▸ **WORK TO COMPLETE**:
Write out the material exactly, with the pictures left out.

★ ★ ★ ★ ★ ★ ★

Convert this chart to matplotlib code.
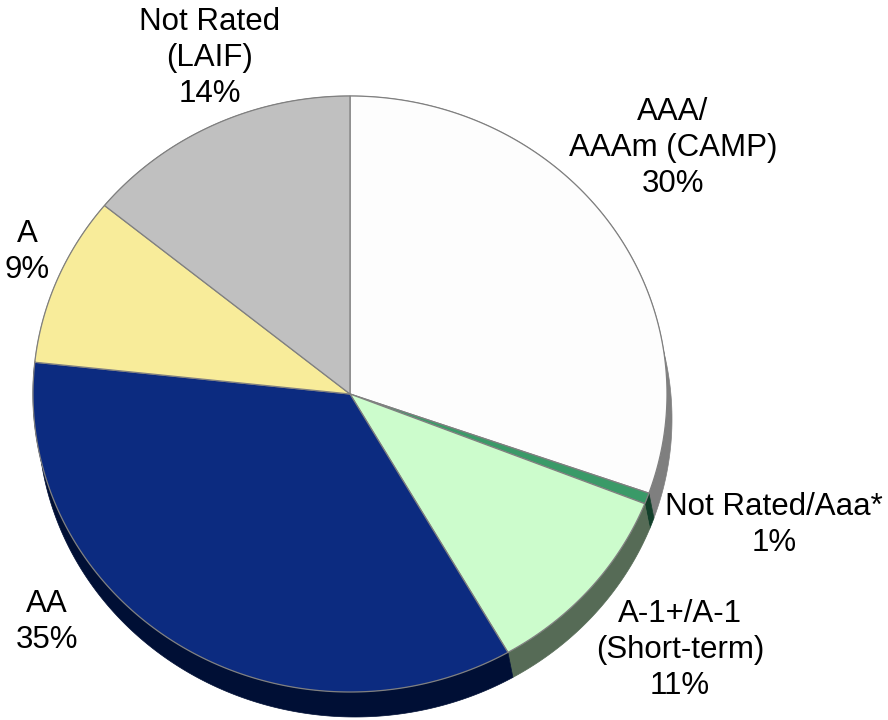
import numpy as np
import matplotlib.pyplot as plt
import matplotlib
from matplotlib.patches import Polygon

matplotlib.use('Agg')
plt.rcParams['font.family'] = ['Liberation Sans', 'DejaVu Sans']

# Data (share of portfolio, clockwise from 12 o'clock)
labels = ['AAA/\nAAAm (CAMP)', 'Not Rated/Aaa*', 'A-1+/A-1\n(Short-term)', 'AA', 'A', 'Not Rated\n(LAIF)']
values = [30.4, 0.6, 10.7, 35.0, 9.2, 14.1]
top_colors = ['#fdfdfd', '#3a9a68', '#ccfccc', '#0c2b80', '#f8ec9a', '#c0c0c0']
side_colors = ['#7f7f7f', '#123f2a', '#566b56', '#000f35', '#9c9460', '#7a7a7a']
label_pos = [(673, 148), (774, 525), (680, 650), (47, 622), (27, 252), (210, 58)]

# Pie geometry in pixel space
cx, cy, rx, ry = 350, 394, 317, 298
ddx, ddy = 5, 25

fig = plt.figure(figsize=(8.88, 7.2), dpi=100)
ax = fig.add_axes([0, 0, 1, 1])
ax.set_xlim(0, 888)
ax.set_ylim(720, 0)
ax.axis('off')

fracs = np.array(values) / sum(values)
bounds = np.concatenate([[0], np.cumsum(fracs)]) * 2 * np.pi

def arc(t0, t1, n=200):
    t = np.linspace(t0, t1, n)
    return cx + rx * np.sin(t), cy - ry * np.cos(t)

# sides first
for i in range(len(values)):
    x, y = arc(bounds[i], bounds[i + 1])
    pts = np.column_stack([np.concatenate([x, (x + ddx)[::-1]]),
                           np.concatenate([y, (y + ddy)[::-1]])])
    ax.add_patch(Polygon(pts, closed=True, facecolor=side_colors[i],
                         edgecolor=side_colors[i], lw=0.5, zorder=1))

# top surface
for i in range(len(values)):
    x, y = arc(bounds[i], bounds[i + 1])
    pts = np.column_stack([np.concatenate([[cx], x]), np.concatenate([[cy], y])])
    ax.add_patch(Polygon(pts, closed=True, facecolor=top_colors[i],
                         edgecolor='#808080', lw=0.9, zorder=2))

# labels
for lab, v, (lx, ly) in zip(labels, values, label_pos):
    ax.text(lx, ly, f'{lab}\n{round(v):.0f}%', ha='center', va='center',
            fontsize=22.5, linespacing=1.25, color='black', zorder=3)

plt.savefig('out.png', dpi=100)
plt.close()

★ ★ ★ ★ ★ ★ ★

▸ **FULL OUTPUT**:
Convert this chart to matplotlib code.
import numpy as np
import matplotlib.pyplot as plt
import matplotlib
from matplotlib.patches import Polygon

matplotlib.use('Agg')
plt.rcParams['font.family'] = ['Liberation Sans', 'DejaVu Sans']

# Data (share of portfolio, clockwise from 12 o'clock)
labels = ['AAA/\nAAAm (CAMP)', 'Not Rated/Aaa*', 'A-1+/A-1\n(Short-term)', 'AA', 'A', 'Not Rated\n(LAIF)']
values = [30.4, 0.6, 10.7, 35.0, 9.2, 14.1]
top_colors = ['#fdfdfd', '#3a9a68', '#ccfccc', '#0c2b80', '#f8ec9a', '#c0c0c0']
side_colors = ['#7f7f7f', '#123f2a', '#566b56', '#000f35', '#9c9460', '#7a7a7a']
label_pos = [(673, 148), (774, 525), (680, 650), (47, 622), (27, 252), (210, 58)]

# Pie geometry in pixel space
cx, cy, rx, ry = 350, 394, 317, 298
ddx, ddy = 5, 25

fig = plt.figure(figsize=(8.88, 7.2), dpi=100)
ax = fig.add_axes([0, 0, 1, 1])
ax.set_xlim(0, 888)
ax.set_ylim(720, 0)
ax.axis('off')

fracs = np.array(values) / sum(values)
bounds = np.concatenate([[0], np.cumsum(fracs)]) * 2 * np.pi

def arc(t0, t1, n=200):
    t = np.linspace(t0, t1, n)
    return cx + rx * np.sin(t), cy - ry * np.cos(t)

# sides first
for i in range(len(values)):
    x, y = arc(bounds[i], bounds[i + 1])
    pts = np.column_stack([np.concatenate([x, (x + ddx)[::-1]]),
                           np.concatenate([y, (y + ddy)[::-1]])])
    ax.add_patch(Polygon(pts, closed=True, facecolor=side_colors[i],
                         edgecolor=side_colors[i], lw=0.5, zorder=1))

# top surface
for i in range(len(values)):
    x, y = arc(bounds[i], bounds[i + 1])
    pts = np.column_stack([np.concatenate([[cx], x]), np.concatenate([[cy], y])])
    ax.add_patch(Polygon(pts, closed=True, facecolor=top_colors[i],
                         edgecolor='#808080', lw=0.9, zorder=2))

# labels
for lab, v, (lx, ly) in zip(labels, values, label_pos):
    ax.text(lx, ly, f'{lab}\n{round(v):.0f}%', ha='center', va='center',
            fontsize=22.5, linespacing=1.25, color='black', zorder=3)

plt.savefig('out.png', dpi=100)
plt.close()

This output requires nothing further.